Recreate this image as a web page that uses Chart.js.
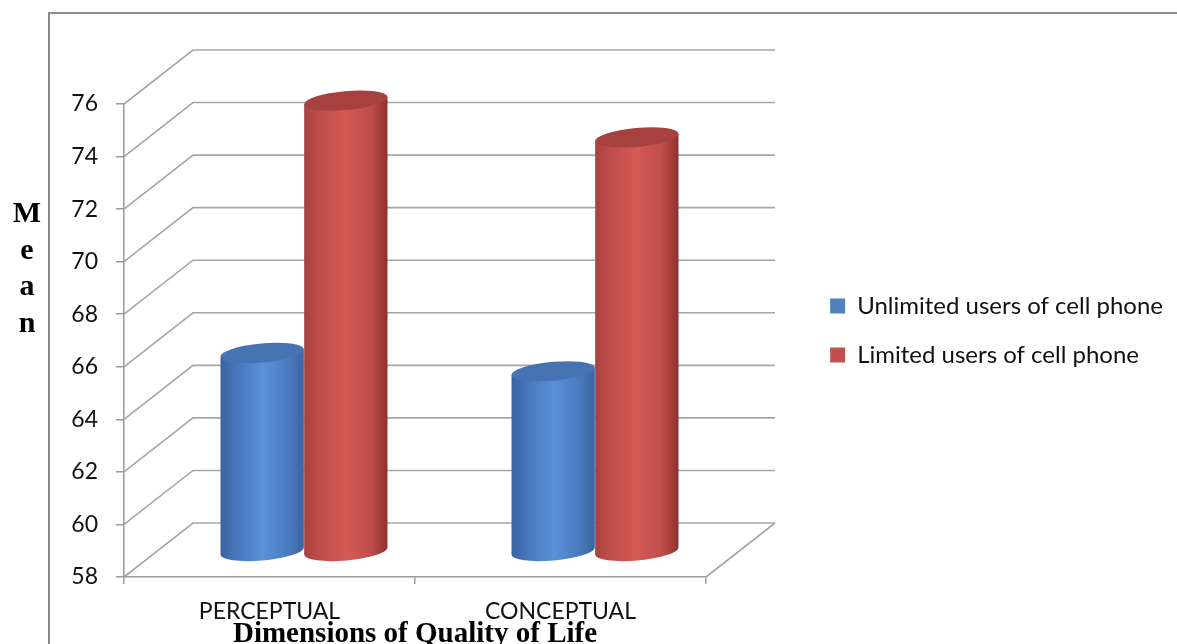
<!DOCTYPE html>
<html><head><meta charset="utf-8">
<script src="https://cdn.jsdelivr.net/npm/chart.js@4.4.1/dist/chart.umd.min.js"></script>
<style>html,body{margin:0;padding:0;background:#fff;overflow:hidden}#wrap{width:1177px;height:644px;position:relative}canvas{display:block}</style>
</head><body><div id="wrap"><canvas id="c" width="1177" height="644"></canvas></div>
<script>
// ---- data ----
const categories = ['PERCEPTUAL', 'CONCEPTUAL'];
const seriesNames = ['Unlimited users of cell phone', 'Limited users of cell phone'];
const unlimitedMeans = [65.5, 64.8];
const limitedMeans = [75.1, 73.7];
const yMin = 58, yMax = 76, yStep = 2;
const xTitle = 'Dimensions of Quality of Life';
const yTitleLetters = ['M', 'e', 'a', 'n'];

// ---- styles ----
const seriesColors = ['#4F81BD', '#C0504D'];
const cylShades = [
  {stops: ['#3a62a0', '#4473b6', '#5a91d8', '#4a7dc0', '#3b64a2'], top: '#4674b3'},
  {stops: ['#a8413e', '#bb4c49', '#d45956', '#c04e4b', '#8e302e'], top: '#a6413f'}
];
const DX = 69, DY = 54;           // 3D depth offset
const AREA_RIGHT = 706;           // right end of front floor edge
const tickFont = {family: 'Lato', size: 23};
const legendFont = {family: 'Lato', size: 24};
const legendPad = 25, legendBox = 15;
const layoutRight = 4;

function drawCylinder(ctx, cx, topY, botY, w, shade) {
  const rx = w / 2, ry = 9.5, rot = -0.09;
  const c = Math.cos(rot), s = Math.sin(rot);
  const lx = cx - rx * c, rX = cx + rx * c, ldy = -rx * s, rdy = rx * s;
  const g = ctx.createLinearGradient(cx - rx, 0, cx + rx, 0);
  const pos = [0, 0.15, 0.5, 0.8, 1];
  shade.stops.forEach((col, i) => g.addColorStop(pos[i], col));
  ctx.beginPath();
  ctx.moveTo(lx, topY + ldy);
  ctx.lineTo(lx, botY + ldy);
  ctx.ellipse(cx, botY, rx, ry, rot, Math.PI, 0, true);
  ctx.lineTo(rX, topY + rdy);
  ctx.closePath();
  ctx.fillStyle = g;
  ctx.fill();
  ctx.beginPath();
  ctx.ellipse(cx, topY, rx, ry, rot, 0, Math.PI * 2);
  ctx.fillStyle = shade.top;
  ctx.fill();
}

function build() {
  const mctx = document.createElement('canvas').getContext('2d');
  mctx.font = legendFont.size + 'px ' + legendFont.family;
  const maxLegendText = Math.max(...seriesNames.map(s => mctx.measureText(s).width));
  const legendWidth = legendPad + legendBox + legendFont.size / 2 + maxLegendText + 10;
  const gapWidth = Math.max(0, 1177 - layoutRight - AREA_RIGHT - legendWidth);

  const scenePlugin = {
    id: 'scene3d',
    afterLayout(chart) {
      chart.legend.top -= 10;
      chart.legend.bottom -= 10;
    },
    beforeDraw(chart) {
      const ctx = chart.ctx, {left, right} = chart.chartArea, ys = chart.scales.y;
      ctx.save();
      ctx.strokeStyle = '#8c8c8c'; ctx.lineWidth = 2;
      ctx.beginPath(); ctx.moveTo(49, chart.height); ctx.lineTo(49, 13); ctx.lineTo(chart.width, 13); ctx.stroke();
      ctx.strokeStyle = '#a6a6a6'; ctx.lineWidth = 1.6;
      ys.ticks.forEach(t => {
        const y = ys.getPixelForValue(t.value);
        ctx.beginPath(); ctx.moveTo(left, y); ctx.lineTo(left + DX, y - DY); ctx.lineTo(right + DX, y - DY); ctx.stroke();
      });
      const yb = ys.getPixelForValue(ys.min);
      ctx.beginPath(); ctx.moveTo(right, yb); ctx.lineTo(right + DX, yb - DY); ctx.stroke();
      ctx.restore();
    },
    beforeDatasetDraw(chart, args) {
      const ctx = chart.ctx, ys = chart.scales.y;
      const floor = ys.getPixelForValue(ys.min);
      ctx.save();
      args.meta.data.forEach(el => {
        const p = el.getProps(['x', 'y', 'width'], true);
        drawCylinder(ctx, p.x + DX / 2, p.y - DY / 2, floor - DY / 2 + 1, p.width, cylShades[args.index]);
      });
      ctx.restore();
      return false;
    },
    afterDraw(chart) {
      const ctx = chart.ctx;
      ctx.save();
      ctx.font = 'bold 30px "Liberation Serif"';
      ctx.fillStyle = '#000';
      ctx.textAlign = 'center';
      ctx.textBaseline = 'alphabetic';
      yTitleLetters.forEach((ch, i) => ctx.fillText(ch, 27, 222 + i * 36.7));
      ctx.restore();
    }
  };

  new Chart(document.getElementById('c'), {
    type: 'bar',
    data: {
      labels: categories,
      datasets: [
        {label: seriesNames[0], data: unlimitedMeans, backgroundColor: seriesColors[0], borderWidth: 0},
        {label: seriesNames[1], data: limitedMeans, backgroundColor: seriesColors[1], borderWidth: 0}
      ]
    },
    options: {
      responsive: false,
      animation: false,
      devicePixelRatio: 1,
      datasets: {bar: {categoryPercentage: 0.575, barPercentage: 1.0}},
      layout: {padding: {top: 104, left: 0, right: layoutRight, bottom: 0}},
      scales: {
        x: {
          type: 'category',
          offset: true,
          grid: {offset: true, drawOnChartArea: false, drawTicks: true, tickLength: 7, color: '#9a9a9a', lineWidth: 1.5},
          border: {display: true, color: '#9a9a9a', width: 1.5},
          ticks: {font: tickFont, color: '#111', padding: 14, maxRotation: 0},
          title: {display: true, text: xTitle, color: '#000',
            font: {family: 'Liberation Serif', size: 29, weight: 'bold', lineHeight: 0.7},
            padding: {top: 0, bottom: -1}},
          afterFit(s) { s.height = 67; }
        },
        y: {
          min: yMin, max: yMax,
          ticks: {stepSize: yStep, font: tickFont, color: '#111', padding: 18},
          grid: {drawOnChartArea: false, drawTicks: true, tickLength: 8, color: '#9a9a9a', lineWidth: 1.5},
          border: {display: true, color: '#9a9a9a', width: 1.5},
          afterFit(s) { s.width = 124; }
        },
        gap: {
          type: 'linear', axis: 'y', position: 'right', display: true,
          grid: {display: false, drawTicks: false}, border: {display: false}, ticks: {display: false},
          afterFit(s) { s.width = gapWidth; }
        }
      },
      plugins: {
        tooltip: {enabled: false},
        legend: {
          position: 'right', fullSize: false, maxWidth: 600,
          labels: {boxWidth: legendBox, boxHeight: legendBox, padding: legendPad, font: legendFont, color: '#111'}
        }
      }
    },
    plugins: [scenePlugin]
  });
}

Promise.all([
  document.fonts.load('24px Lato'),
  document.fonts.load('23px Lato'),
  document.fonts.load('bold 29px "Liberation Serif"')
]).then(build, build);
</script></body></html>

## Your objective:
Every line is to be duplicated exactly, though pictures stay out.

## Completed task:
Recreate this image as a web page that uses Chart.js.
<!DOCTYPE html>
<html><head><meta charset="utf-8">
<script src="https://cdn.jsdelivr.net/npm/chart.js@4.4.1/dist/chart.umd.min.js"></script>
<style>html,body{margin:0;padding:0;background:#fff;overflow:hidden}#wrap{width:1177px;height:644px;position:relative}canvas{display:block}</style>
</head><body><div id="wrap"><canvas id="c" width="1177" height="644"></canvas></div>
<script>
// ---- data ----
const categories = ['PERCEPTUAL', 'CONCEPTUAL'];
const seriesNames = ['Unlimited users of cell phone', 'Limited users of cell phone'];
const unlimitedMeans = [65.5, 64.8];
const limitedMeans = [75.1, 73.7];
const yMin = 58, yMax = 76, yStep = 2;
const xTitle = 'Dimensions of Quality of Life';
const yTitleLetters = ['M', 'e', 'a', 'n'];

// ---- styles ----
const seriesColors = ['#4F81BD', '#C0504D'];
const cylShades = [
  {stops: ['#3a62a0', '#4473b6', '#5a91d8', '#4a7dc0', '#3b64a2'], top: '#4674b3'},
  {stops: ['#a8413e', '#bb4c49', '#d45956', '#c04e4b', '#8e302e'], top: '#a6413f'}
];
const DX = 69, DY = 54;           // 3D depth offset
const AREA_RIGHT = 706;           // right end of front floor edge
const tickFont = {family: 'Lato', size: 23};
const legendFont = {family: 'Lato', size: 24};
const legendPad = 25, legendBox = 15;
const layoutRight = 4;

function drawCylinder(ctx, cx, topY, botY, w, shade) {
  const rx = w / 2, ry = 9.5, rot = -0.09;
  const c = Math.cos(rot), s = Math.sin(rot);
  const lx = cx - rx * c, rX = cx + rx * c, ldy = -rx * s, rdy = rx * s;
  const g = ctx.createLinearGradient(cx - rx, 0, cx + rx, 0);
  const pos = [0, 0.15, 0.5, 0.8, 1];
  shade.stops.forEach((col, i) => g.addColorStop(pos[i], col));
  ctx.beginPath();
  ctx.moveTo(lx, topY + ldy);
  ctx.lineTo(lx, botY + ldy);
  ctx.ellipse(cx, botY, rx, ry, rot, Math.PI, 0, true);
  ctx.lineTo(rX, topY + rdy);
  ctx.closePath();
  ctx.fillStyle = g;
  ctx.fill();
  ctx.beginPath();
  ctx.ellipse(cx, topY, rx, ry, rot, 0, Math.PI * 2);
  ctx.fillStyle = shade.top;
  ctx.fill();
}

function build() {
  const mctx = document.createElement('canvas').getContext('2d');
  mctx.font = legendFont.size + 'px ' + legendFont.family;
  const maxLegendText = Math.max(...seriesNames.map(s => mctx.measureText(s).width));
  const legendWidth = legendPad + legendBox + legendFont.size / 2 + maxLegendText + 10;
  const gapWidth = Math.max(0, 1177 - layoutRight - AREA_RIGHT - legendWidth);

  const scenePlugin = {
    id: 'scene3d',
    afterLayout(chart) {
      chart.legend.top -= 10;
      chart.legend.bottom -= 10;
    },
    beforeDraw(chart) {
      const ctx = chart.ctx, {left, right} = chart.chartArea, ys = chart.scales.y;
      ctx.save();
      ctx.strokeStyle = '#8c8c8c'; ctx.lineWidth = 2;
      ctx.beginPath(); ctx.moveTo(49, chart.height); ctx.lineTo(49, 13); ctx.lineTo(chart.width, 13); ctx.stroke();
      ctx.strokeStyle = '#a6a6a6'; ctx.lineWidth = 1.6;
      ys.ticks.forEach(t => {
        const y = ys.getPixelForValue(t.value);
        ctx.beginPath(); ctx.moveTo(left, y); ctx.lineTo(left + DX, y - DY); ctx.lineTo(right + DX, y - DY); ctx.stroke();
      });
      const yb = ys.getPixelForValue(ys.min);
      ctx.beginPath(); ctx.moveTo(right, yb); ctx.lineTo(right + DX, yb - DY); ctx.stroke();
      ctx.restore();
    },
    beforeDatasetDraw(chart, args) {
      const ctx = chart.ctx, ys = chart.scales.y;
      const floor = ys.getPixelForValue(ys.min);
      ctx.save();
      args.meta.data.forEach(el => {
        const p = el.getProps(['x', 'y', 'width'], true);
        drawCylinder(ctx, p.x + DX / 2, p.y - DY / 2, floor - DY / 2 + 1, p.width, cylShades[args.index]);
      });
      ctx.restore();
      return false;
    },
    afterDraw(chart) {
      const ctx = chart.ctx;
      ctx.save();
      ctx.font = 'bold 30px "Liberation Serif"';
      ctx.fillStyle = '#000';
      ctx.textAlign = 'center';
      ctx.textBaseline = 'alphabetic';
      yTitleLetters.forEach((ch, i) => ctx.fillText(ch, 27, 222 + i * 36.7));
      ctx.restore();
    }
  };

  new Chart(document.getElementById('c'), {
    type: 'bar',
    data: {
      labels: categories,
      datasets: [
        {label: seriesNames[0], data: unlimitedMeans, backgroundColor: seriesColors[0], borderWidth: 0},
        {label: seriesNames[1], data: limitedMeans, backgroundColor: seriesColors[1], borderWidth: 0}
      ]
    },
    options: {
      responsive: false,
      animation: false,
      devicePixelRatio: 1,
      datasets: {bar: {categoryPercentage: 0.575, barPercentage: 1.0}},
      layout: {padding: {top: 104, left: 0, right: layoutRight, bottom: 0}},
      scales: {
        x: {
          type: 'category',
          offset: true,
          grid: {offset: true, drawOnChartArea: false, drawTicks: true, tickLength: 7, color: '#9a9a9a', lineWidth: 1.5},
          border: {display: true, color: '#9a9a9a', width: 1.5},
          ticks: {font: tickFont, color: '#111', padding: 14, maxRotation: 0},
          title: {display: true, text: xTitle, color: '#000',
            font: {family: 'Liberation Serif', size: 29, weight: 'bold', lineHeight: 0.7},
            padding: {top: 0, bottom: -1}},
          afterFit(s) { s.height = 67; }
        },
        y: {
          min: yMin, max: yMax,
          ticks: {stepSize: yStep, font: tickFont, color: '#111', padding: 18},
          grid: {drawOnChartArea: false, drawTicks: true, tickLength: 8, color: '#9a9a9a', lineWidth: 1.5},
          border: {display: true, color: '#9a9a9a', width: 1.5},
          afterFit(s) { s.width = 124; }
        },
        gap: {
          type: 'linear', axis: 'y', position: 'right', display: true,
          grid: {display: false, drawTicks: false}, border: {display: false}, ticks: {display: false},
          afterFit(s) { s.width = gapWidth; }
        }
      },
      plugins: {
        tooltip: {enabled: false},
        legend: {
          position: 'right', fullSize: false, maxWidth: 600,
          labels: {boxWidth: legendBox, boxHeight: legendBox, padding: legendPad, font: legendFont, color: '#111'}
        }
      }
    },
    plugins: [scenePlugin]
  });
}

Promise.all([
  document.fonts.load('24px Lato'),
  document.fonts.load('23px Lato'),
  document.fonts.load('bold 29px "Liberation Serif"')
]).then(build, build);
</script></body></html>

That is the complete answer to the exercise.